**Some tips for geometry proof practice are to break the problem down into smaller pieces, to label all necessary points, lines and planes and to write down the reasoning for each step.** Another tip is to understand the proper use of examples in a mathematical proof.

When students don't know how to begin a proof, tackling a smaller task sometimes helps. The student should divide the proof into different sections and work on one at a time. For example, when a student is trying to prove that two triangles are congruent, they could begin by proving that an angle of one triangle is equal to an angle of the other triangle. They could then proceed to prove that a side of one triangle has the same length as the corresponding side of the other triangle.

Labeling geometric objects before beginning the proof is important to avoid confusion. The student should use a consistent labeling system, such as labeling points with lowercase letters starting with "a," "b" and "c."

Writing down the justification for each step of the proof helps the student avoid leaps of logic.
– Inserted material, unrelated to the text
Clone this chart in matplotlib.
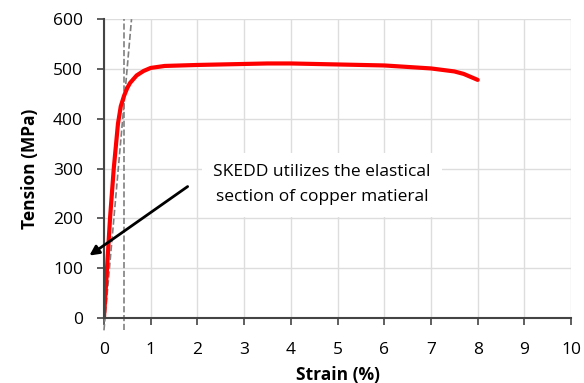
import matplotlib
matplotlib.use("Agg")
import matplotlib.pyplot as plt

plt.rcParams['font.family'] = ['Open Sans', 'DejaVu Sans']

# Stress-strain curve of copper
strain = [0, 0.05, 0.13, 0.21, 0.3, 0.36, 0.43, 0.5, 0.56, 0.7, 0.85, 1.0, 1.3, 2.0, 3.0,
          3.5, 4.0, 5.0, 6.0, 7.0, 7.5, 7.7, 8.0]
tension = [0, 75, 200, 300, 390, 425, 446, 462, 472, 487, 496, 502, 506, 508, 510,
           511, 511, 509, 507, 501, 495, 490, 478]

# Guide lines for the elastic section
guide_vert_x = [0.43, 0.43]
guide_vert_y = [-25, 600]
guide_slope_x = [0.0, 0.59]
guide_slope_y = [-25, 600]

fig = plt.figure(figsize=(5.84, 3.83), dpi=100)
ax = fig.add_axes([0.178, 0.170, 0.80, 0.780])

ax.plot(guide_vert_x, guide_vert_y, '--', color='#808080', lw=1.2, clip_on=False)
ax.plot(guide_slope_x, guide_slope_y, '--', color='#808080', lw=1.2, clip_on=False)
ax.plot(strain, tension, color='#ff0000', lw=3, solid_capstyle='round')

ax.set_xlim(0, 10)
ax.set_ylim(0, 600)
ax.set_xticks(range(0, 11))
ax.set_yticks(range(0, 601, 100))
ax.grid(True, color='#dddddd', lw=1)
ax.set_axisbelow(True)

for side in ['top', 'right']:
    ax.spines[side].set_visible(False)
for side in ['left', 'bottom']:
    ax.spines[side].set_color('#444444')
    ax.spines[side].set_linewidth(1.5)
ax.tick_params(length=5, width=1.2, color='#444444', labelsize=12.5)
ax.tick_params(axis='x', pad=12)
ax.tick_params(axis='y', pad=10)

ax.set_xlabel('Strain (%)', fontsize=12.5, fontweight='bold', labelpad=6)
ax.set_ylabel('Tension (MPa)', fontsize=12.5, fontweight='bold', labelpad=10)

# Annotation with arrow
ax.text(4.67, 267, 'SKEDD utilizes the elastical\nsection of copper matieral',
        ha='center', va='center', fontsize=12.5, linespacing=1.75,
        bbox=dict(facecolor='white', edgecolor='none', pad=8))
ax.annotate('', xy=(-0.36, 122), xytext=(1.84, 267), annotation_clip=False,
            arrowprops=dict(arrowstyle='-|>', color='black', lw=2,
                            mutation_scale=14))

fig.savefig('out.png', dpi=100)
Some geometry teachers require students to note their reasoning in a separate column. Alternatively, the student could write axioms and theorems on index cards and lay the cards out in the order those ideas appear in the proof.

Many students struggle to use examples appropriately in geometry proofs. A good rule to remember is that giving an example does not prove a statement true. However, if the student is trying to show a statement to be false, a single counterexample is usually enough of a proof.